His uneasiness is only rivaled by Kim as she tries to work through knowing that she got Mesa Verde by less than by-the-book means. It's a process that's worsened by the way that Chuck's name keeps being dragged through the mud for something that she now knows he didn't do. As she spends more time on the Mesa Verde papers than she necessarily needs to, it's not clear if that obsessive-compulsiveness is about working hard in order to justify having the case, or committing self-sabotage in an effort to set things right.
Good Luck Chuck
The other big question of the night is exactly what Chuck intends to do with the tape of Jimmy's confession. He knows — as made clear by Howard (Patrick Fabian) — that it's not the kind of thing that'll hold up in court, so what does he want it for? It's a mystery that thickens when he pretends to have to change the recorder's batteries, thereby allowing Ernesto (Brandon K. Hampton) to listen in on a little of what happened, and making things seem more dire by overreacting when the tape plays. The look on his face as Ernesto takes his leave makes it clear that he has something up his sleeve.
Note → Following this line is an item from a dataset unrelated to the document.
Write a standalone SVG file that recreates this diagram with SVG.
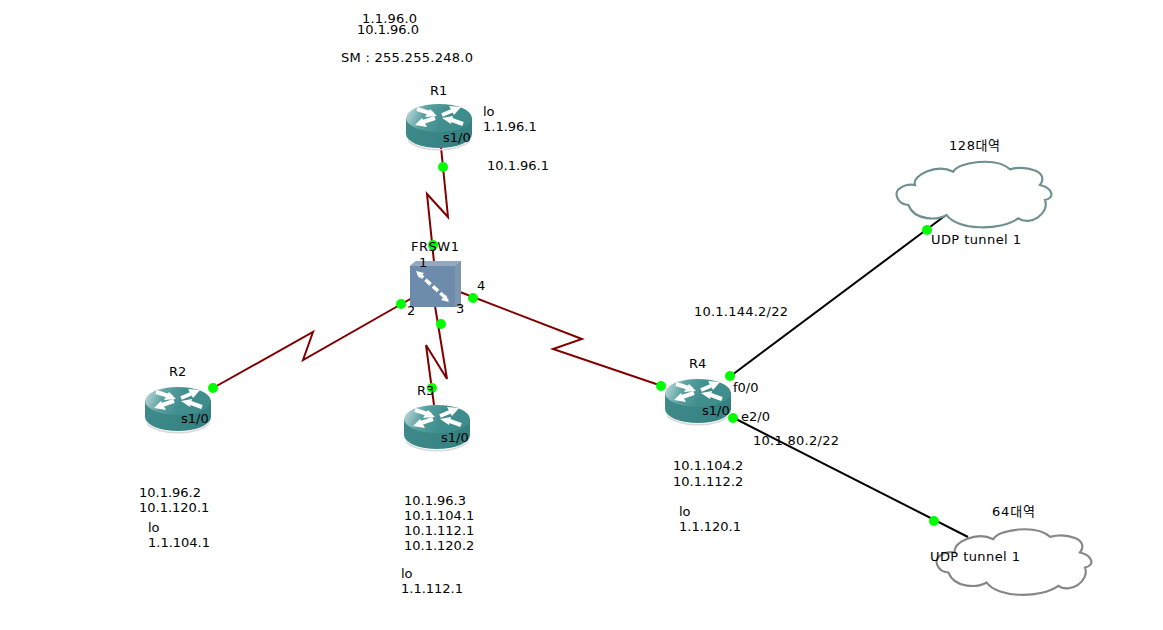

As Mike's storyline takes him closer and closer to Gus Fring, we know that Jimmy's inching that much closer to Saul Goodman, too. Watching Better Call Saul feels like watching a movie in which you know there's too much time left, not in the sense that it's dragging, but in that enough time is left for something terrible to happen before the end. We have enough of an idea of where things are going to know that whatever's coming won't be pretty, and there isn't a single character — even Chuck, for all that he's posited as a villain — whose fall won't be painful to see. And it seems like whatever Chuck has up his sleeve might be the final straw that breaks the camel's back.